Diyarbakır Valiliği yangının anız yakılmasından kaynaklı olduğunu açıkladı. Fakat bölgede yaşayanlar daha önce de burada yangınların çıktığını ve elektrik nakil tesisatının eski ve bakımsız olmasının bu yangınlara sebep olduğunu ifade ediyor. DEDAŞ (Dicle Elektrik Dağıtım AŞ) bölgede 6-10 saatlik elektrik kesintilerinin ardından 8 saatliğine elektrik veriyor. Bir maliyet olarak gördüğü elektrik direk ve tellerinin bakım, onarım ve yenileme çalışmalarını yapmıyor. TEDAŞ (Türkiye Elektrik Dağıtım AŞ) ile yapılan sözleşmenin gereklerini yerine getirmiyor, devlet kurumları ise gerekli denetimleri yapmıyor.

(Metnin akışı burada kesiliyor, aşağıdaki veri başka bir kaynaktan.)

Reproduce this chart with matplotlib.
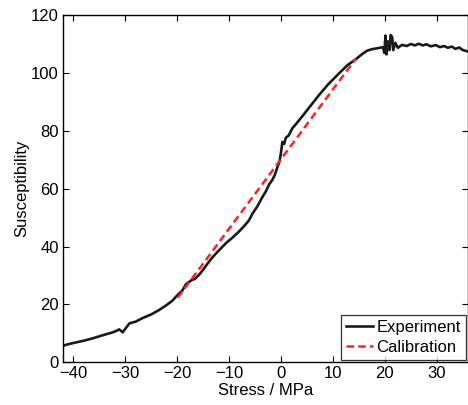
"""Susceptibility versus stress, experiment and calibration."""

import matplotlib
matplotlib.use('Agg')
import matplotlib.pyplot as plt

stress = [-42.0, -41.2, -39.5, -38.0, -36.3, -34.5, -32.4, -31.6, -31.2, -30.8,
          -30.5, -29.8, -29.2, -28.0, -26.7, -25.0, -23.5, -22.0, -20.9, -20.3,
          -19.6, -19.0, -18.3, -17.2, -16.6, -15.8, -15.0, -14.2, -13.2, -12.0,
          -10.6, -9.4, -8.1, -7.0, -6.2, -5.5, -4.6, -3.6, -2.9, -2.3, -1.7,
          -1.2, -0.7, -0.3, -0.06, 0.1, 0.25, 0.6, 0.9, 1.5, 1.9, 2.2, 2.6, 4.1,
          5.5, 7.3, 9.0, 11.2, 12.8, 14.4, 15.6, 16.6, 17.5, 18.8, 19.6, 19.9,
          20.1, 20.3, 20.6, 20.9, 21.1, 21.4, 21.6, 22.0, 22.5, 23.3, 24.2, 25.0,
          25.8, 26.5, 27.3, 28.0, 28.8, 29.8, 30.6, 31.4, 32.1, 32.9, 33.6, 34.3,
          35.0, 35.8]
susceptibility = [5.6, 6.1, 6.8, 7.4, 8.2, 9.2, 10.3, 10.9, 11.3, 10.8,
                  10.3, 12.0, 13.4, 14.0, 15.2, 16.5, 18.0, 19.8, 21.3, 22.5,
                  23.8, 24.8, 27.0, 28.4, 28.8, 30.2, 32.0, 34.0, 36.3, 38.6,
                  41.2, 43.0, 45.2, 47.3, 49.0, 51.4, 53.8, 57.1, 59.2, 61.5, 63.0,
                  64.8, 67.5, 69.5, 72.0, 74.0, 76.2, 75.5, 77.6, 78.5, 80.0, 81.0,
                  81.8, 85.1, 88.3, 92.4, 96.0, 100.0, 102.8, 104.8, 106.6, 107.8,
                  108.3, 108.7, 109.0, 107.0, 113.0, 106.5, 111.0, 108.0, 113.2,
                  112.5, 108.0, 110.5, 108.8, 109.8, 109.4, 110.1, 109.6, 110.2,
                  109.6, 110.0, 109.3, 109.7, 109.0, 109.4, 108.8, 109.2, 108.4,
                  108.9, 108.0, 107.6]

# Linear calibration line end points
calib_stress = [-19.9, 14.4]
calib_susc = [22.3, 105.0]

plt.rcParams['font.family'] = ['Liberation Sans', 'DejaVu Sans']

fig = plt.figure(figsize=(4.68, 4.05), dpi=100)
ax = fig.add_axes([0.1346, 0.106, 0.8654, 0.856])

ax.plot(stress, susceptibility, color='#1a1a1a', lw=1.9, label='Experiment')
ax.plot(calib_stress, calib_susc, color='#ff2020', lw=1.8, ls=(0, (3.0, 1.7)),
        label='Calibration')

ax.set_xlim(-42, 36)
ax.set_ylim(0, 120)
ax.set_xticks([-40, -30, -20, -10, 0, 10, 20, 30])
ax.set_yticks([0, 20, 40, 60, 80, 100, 120])
ax.tick_params(direction='in', top=True, right=True, labelsize=12,
               length=4, width=0.8, pad=3)
for side in ax.spines.values():
    side.set_linewidth(1.0)

ax.set_xlabel('Stress / MPa', fontsize=12, labelpad=1.5)
ax.set_ylabel('Susceptibility', fontsize=12, labelpad=1)

leg = ax.legend(loc='lower right', fontsize=12, frameon=True, fancybox=False,
                edgecolor='black', handlelength=1.6, handletextpad=0.2,
                borderpad=0.3, labelspacing=0.3, borderaxespad=0.15)
leg.get_frame().set_linewidth(0.9)

fig.savefig('out.png', dpi=100)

Diyarbakır’daki yangının uzun süren elektrik kesintisi sonrası aniden verilen akım nedeniyle tellerde oluşan dalgalanma ve bu dalgalanma yüzünden tellerin birbirine çarpması sonucu çıkan kıvılcımlar nedeniyle meydana geldiği belirtiliyor. Diyarbakır Barosu söz konusu ihmallerle ilgili suç duyurusunda bulundu. Yapılan açıklamada da bölgede elektrik kaynaklı yangınların kronikleşmiş bir sorun olduğunun altı çizildi. Daha önce de yaşanan sorunlar sebebiyle köylünün defalarca şikâyetçi olduğu ancak herhangi bir önlem alınmadığı belirtildi.
Meydana gelen yangın, sermayenin ve siyasi iktidarın emekçilerin canını, yaşam alanlarını, geçim kaynaklarının korunmasını umursamadığını bir kez daha gösteriyor. İşçi ve emekçilerden toplanan milyarlarca liralık vergi karşılığında bir kamu hizmeti olması gereken elektrik dağıtımı hizmeti, özel şirketlere devredilmiş durumda. Böylece milyonlarca emekçinin ve doğanın kaderi açgözlü şirketlerin insafına terk ediliyor. Yangınlara müdahale ile ilgili gerekli hazırlıklar yapılmıyor, bunlara birer maliyet gözüyle bakılıyor. Ortaya çıkan ağır bedeli yine emekçiler ve doğa ödüyor.
Kapitalist kâr düzeni ve doğanın yağmalanması sonucu gerçekleşen küresel iklim değişikliği ve aşırı sıcaklar nedeniyle önümüzdeki günlerde de büyük yangınlar meydana gelebilir, bu yangınların yıkıcı sonuçları olabilir. Zira şimdiye kadarki yangınlarda iktidarın nasıl tutum aldığını, bıraktık yangına karşı önlem almayı yangın çıktıktan sonra yapılması gerekenlerin dahi doğru düzgün yapılmadığını biliyoruz. Yangınların olmaması, çıkan yangınların felakete dönüşmemesi için tepkimizi örgütlü olarak göstermeli, gerekli önlemlerin alınmasını sağlamalıyız. İnsanı, canlıları, doğayı değersiz gören ve yıkıma uğratan kapitalist düzene karşı birlikte mücadeleden başka çıkar yolumuz olmadığını görmeli ve harekete geçmeliyiz.